A Chasm Between Generations Persists at Family Offices

Older generations don’t think younger ones are ready to lead. The heirs have a different perspective, a survey shows.


Illustration by II

Why isn’t proper succession planning taking place at family offices? It depends which family members you ask.

More than half (54 percent) of 144 family office employees surveyed in North America said the family’s younger generation is inadequately qualified to assume a leadership role, according to a report by RBC and Campden Wealth published Tuesday. Age is a big reason — 46 percent of family office employees said their heirs were simply too young.

That’s a reasonable explanation. For example, a newly minted tech billionaire might be relatively young, with children just learning to walk or read — not preparing to become the steward of a fortune. But heirs and family office employees have far different perspectives and say that family leaders are at fault for succession plans not being created or executed.

One-third (33 percent) of the employees surveyed reported that discussing succession planning would be uncomfortable for senior family members and 29 percent “anticipate their current family heads will resist ceding control in the near future.” Out of the 144 employees surveyed, 46 percent were family members and 42 percent held key leadership positions as chairpersons, chief executives, or founders.

The COVID-19 pandemic was a healthcare “awakening” for family offices, with 17 percent of employees surveyed saying that the health of a family leader is making succession planning a challenge and 13 percent reporting that infighting is a problem.

“In many cases the next gen is just way too young. They’re barely getting into college and whatnot,” Angie O’Leary, head of wealth planning at RBC Wealth Management told Institutional Investor.
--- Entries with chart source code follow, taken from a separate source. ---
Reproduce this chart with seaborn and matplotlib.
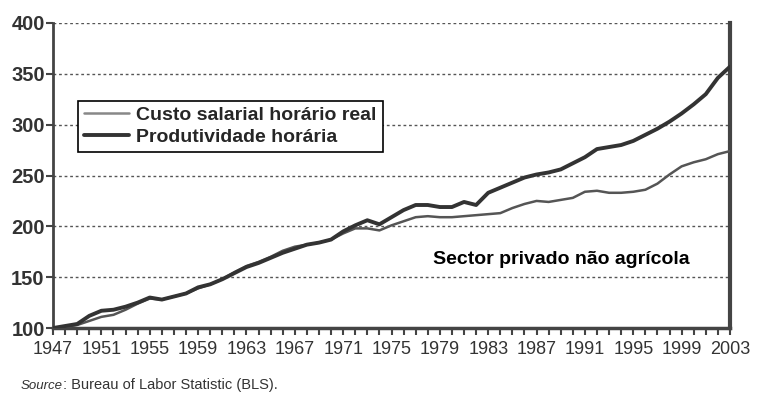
import matplotlib
matplotlib.use('Agg')
import matplotlib.pyplot as plt
from matplotlib.ticker import MultipleLocator
import seaborn as sns
import pandas as pd

sns.set_style('white')
plt.rcParams['font.family'] = ['Liberation Sans', 'DejaVu Sans']

years = list(range(1947, 2004))
produtividade = [100, 102, 104, 112, 117, 118, 121, 125, 130, 128,
                 131, 134, 140, 143, 148, 154, 160, 164, 169, 174,
                 178, 182, 184, 187, 195, 201, 206, 202, 209, 216,
                 221, 221, 219, 219, 224, 221, 233, 238, 243, 248,
                 251, 253, 256, 262, 268, 276, 278, 280, 284, 290,
                 296, 303, 311, 320, 330, 346, 357]
custo = [100, 101, 103, 107, 111, 113, 118, 124, 129, 128,
         131, 134, 139, 143, 148, 155, 161, 165, 170, 176,
         180, 182, 184, 187, 193, 198, 198, 196, 201, 205,
         209, 210, 209, 209, 210, 211, 212, 213, 218, 222,
         225, 224, 226, 228, 234, 235, 233, 233, 234, 236,
         242, 251, 259, 263, 266, 271, 274]
label_custo = 'Custo salarial horário real'
label_prod = 'Produtividade horária'
xticks = list(range(1947, 2004, 4))
yticks = [100, 150, 200, 250, 300, 350, 400]

df = pd.DataFrame({'ano': years, label_custo: custo, label_prod: produtividade})

fig = plt.figure(figsize=(7.58, 4.03), dpi=100)
ax = fig.add_axes([0.070, 0.186, 0.893, 0.757])

for y in yticks[1:]:
    ax.axhline(y, color='#555555', lw=1.0, ls=(0, (2, 2)), zorder=1)

sns.lineplot(data=df, x='ano', y=label_custo, ax=ax, color='#555555', lw=1.8,
             label=label_custo, zorder=3)
sns.lineplot(data=df, x='ano', y=label_prod, ax=ax, color='#333333', lw=2.8,
             label=label_prod, zorder=4)

ax.set_xlim(1947, 2003)
ax.set_ylim(100, 400)
ax.set_xticks(xticks)
ax.xaxis.set_minor_locator(MultipleLocator(1))
ax.set_yticks(yticks)
ax.set_xlabel('')
ax.set_ylabel('')
ax.tick_params(axis='both', which='both', direction='out', length=5, width=1.5,
               color='#444444', bottom=True, left=True)
ax.tick_params(axis='x', labelsize=13, labelcolor='#333333', pad=4)
ax.tick_params(axis='y', labelsize=14.5, labelcolor='#333333', pad=1)
for lab in ax.get_yticklabels():
    lab.set_fontweight('bold')

ax.spines['top'].set_visible(False)
ax.spines['left'].set_linewidth(2)
ax.spines['bottom'].set_linewidth(2.5)
ax.spines['right'].set_linewidth(3)
for s in ('left', 'bottom', 'right'):
    ax.spines[s].set_color('#444444')

leg = ax.legend(loc='upper left', bbox_to_anchor=(0.037, 0.745), frameon=True,
                fancybox=False, edgecolor='black', framealpha=1,
                prop={'weight': 'bold', 'size': 14}, handlelength=2.3,
                borderpad=0.3, labelspacing=0.22, handletextpad=0.4,
                borderaxespad=0)
leg.get_frame().set_linewidth(1.2)
leg.get_lines()[0].set_color('#888888')

ax.text(1978.4, 167, 'Sector privado não agrícola', fontsize=14,
        fontweight='bold', color='black', ha='left', va='center')

fig.text(0.027, 0.035, 'Source', fontsize=9.5, style='italic', color='#333333')
fig.text(0.083, 0.035, ': Bureau of Labor Statistic (BLS).', fontsize=10.5,
         color='#333333')

fig.savefig('out.png', dpi=100)
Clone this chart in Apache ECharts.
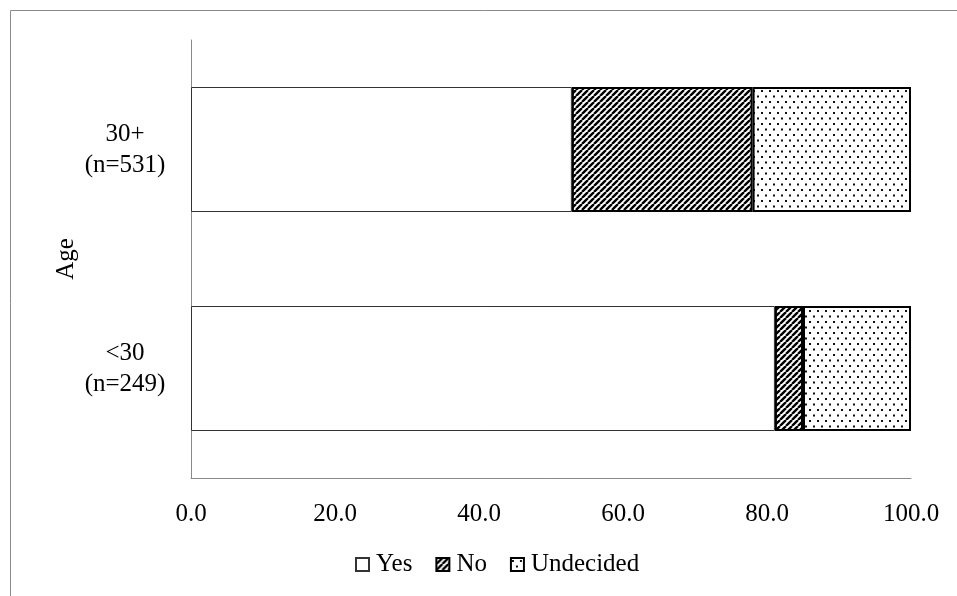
<!DOCTYPE html>
<html>
<head>
<meta charset="utf-8">
<script src="https://cdn.jsdelivr.net/npm/echarts@6/dist/echarts.min.js"></script>
<style>
  html, body { margin: 0; padding: 0; background: #fff; }
  #chart { width: 957px; height: 596px; }
</style>
</head>
<body>
<div id="chart"></div>
<script>
// Age groups, bottom to top on the category axis
const categories = ['<30\n(n=249)', '30+\n(n=531)'];
// Share of respondents (%) per answer
const yesValues = [81.1, 52.9];
const noValues = [3.9, 25.1];
const undecidedValues = [15.0, 22.0];
const xTicks = [0, 20, 40, 60, 80, 100];

const FONT = '"Liberation Serif", "Times New Roman", serif';

// Diagonal hatch fill for "No"
function hatchPattern() {
  const s = 6;
  const c = document.createElement('canvas');
  c.width = s; c.height = s;
  const g = c.getContext('2d');
  g.fillStyle = '#fff';
  g.fillRect(0, 0, s, s);
  g.strokeStyle = '#000';
  g.lineWidth = 2.4;
  g.beginPath();
  for (let k = -s; k <= s; k += s) {
    g.moveTo(k, s);
    g.lineTo(k + s, 0);
  }
  g.stroke();
  return c;
}

// Sparse dot fill for "Undecided"
function dotPattern() {
  const w = 8, h = 11;
  const c = document.createElement('canvas');
  c.width = w; c.height = h;
  const g = c.getContext('2d');
  g.fillStyle = '#fff';
  g.fillRect(0, 0, w, h);
  g.fillStyle = '#111';
  g.fillRect(1, 2, 2, 2);
  g.fillRect(5, 7.5, 2, 2);
  return c;
}

const chart = echarts.init(document.getElementById('chart'), null, { renderer: 'canvas' });

const barWidth = 125;

chart.setOption({
  animation: false,
  backgroundColor: '#fff',
  grid: { left: 191, right: 46, top: 40, bottom: 118, containLabel: false },
  xAxis: {
    type: 'value',
    min: xTicks[0],
    max: xTicks[xTicks.length - 1],
    interval: xTicks[1] - xTicks[0],
    axisLine: { show: true, lineStyle: { color: '#8a8a8a', width: 1 } },
    axisTick: { show: false },
    splitLine: { show: false },
    axisLabel: {
      margin: 24,
      color: '#000',
      fontFamily: FONT,
      fontSize: 25,
      formatter: v => v.toFixed(1)
    }
  },
  yAxis: {
    type: 'category',
    data: categories,
    name: 'Age',
    nameLocation: 'middle',
    nameGap: 112,
    nameMoveOverlap: false,
    nameTextStyle: { color: '#000', fontFamily: FONT, fontSize: 25 },
    axisLine: { show: true, lineStyle: { color: '#8a8a8a', width: 1 } },
    axisTick: { show: false },
    axisLabel: {
      margin: 66,
      align: 'center',
      color: '#000',
      fontFamily: FONT,
      fontSize: 25,
      lineHeight: 31
    }
  },
  legend: {
    left: 350,
    top: 547,
    icon: 'rect',
    itemWidth: 13,
    itemHeight: 13,
    itemGap: 23,
    textStyle: { color: '#000', fontFamily: FONT, fontSize: 25, padding: [0, 0, 0, 2] },
    data: ['Yes', 'No', 'Undecided']
  },
  series: [
    {
      name: 'Yes',
      type: 'bar',
      stack: 'total',
      barWidth: barWidth,
      data: yesValues,
      itemStyle: { color: '#fff', borderColor: '#333', borderWidth: 1 }
    },
    {
      name: 'No',
      type: 'bar',
      stack: 'total',
      barWidth: barWidth,
      data: noValues,
      itemStyle: {
        color: { image: hatchPattern(), repeat: 'repeat' },
        borderColor: '#000',
        borderWidth: 2
      }
    },
    {
      name: 'Undecided',
      type: 'bar',
      stack: 'total',
      barWidth: barWidth,
      data: undecidedValues,
      itemStyle: {
        color: { image: dotPattern(), repeat: 'repeat' },
        borderColor: '#000',
        borderWidth: 2
      }
    }
  ],
  graphic: [
    { type: 'line', shape: { x1: 10.5, y1: 10.5, x2: 957, y2: 10.5 }, style: { stroke: '#8a8a8a', lineWidth: 1 }, silent: true },
    { type: 'line', shape: { x1: 10.5, y1: 10.5, x2: 10.5, y2: 596 }, style: { stroke: '#8a8a8a', lineWidth: 1 }, silent: true }
  ]
});
</script>
</body>
</html>
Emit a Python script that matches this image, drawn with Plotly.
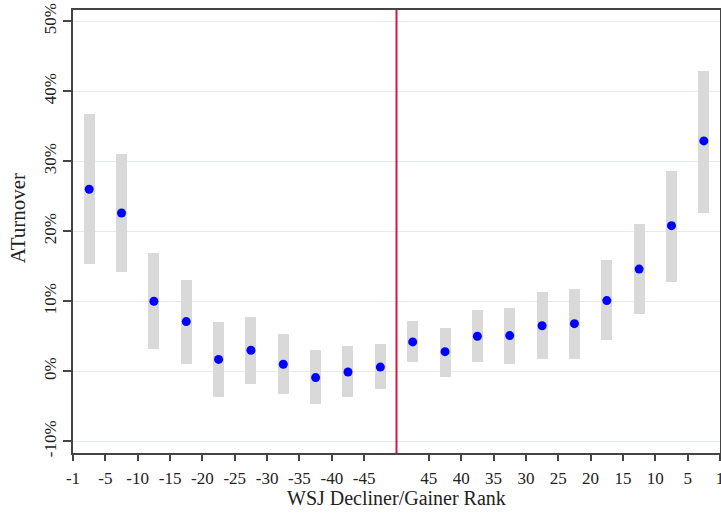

But other hurdles exist. Even if a patriarch or matriarch is contemplating or talking about succession planning, the survey shows that they are not necessarily prepared or willing to give up control, O’Leary explained.

Tough markets have added to the problem, pushing family offices to focus more on their investments and less on succession planning. However, determining who will lead a family remains one of the biggest worries. “It’s so important if the goal is to sustain that wealth beyond one or two generations,” O’Leary said.

When survey respondents asked what their top concerns were in terms of operational risk from “weak controls,” 44 percent said succession planning, the third most common choice. The top concerns were a data breach or cyber attack (61 percent) and the volume of manual processes to keep the family office running (60 percent).

Many family offices feel earlier succession planning is needed, according to RBC. Ultra-rich families almost unanimously agree (92 percent) that instilling values in their heirs when they are young, and exposing them to the family office (84 percent), are critical to succession planning.

“In three generations a lot of the wealth is lost and most of that’s around preparing that person who’s going to receive that wealth for the responsibility of having great wealth,” O’Leary said.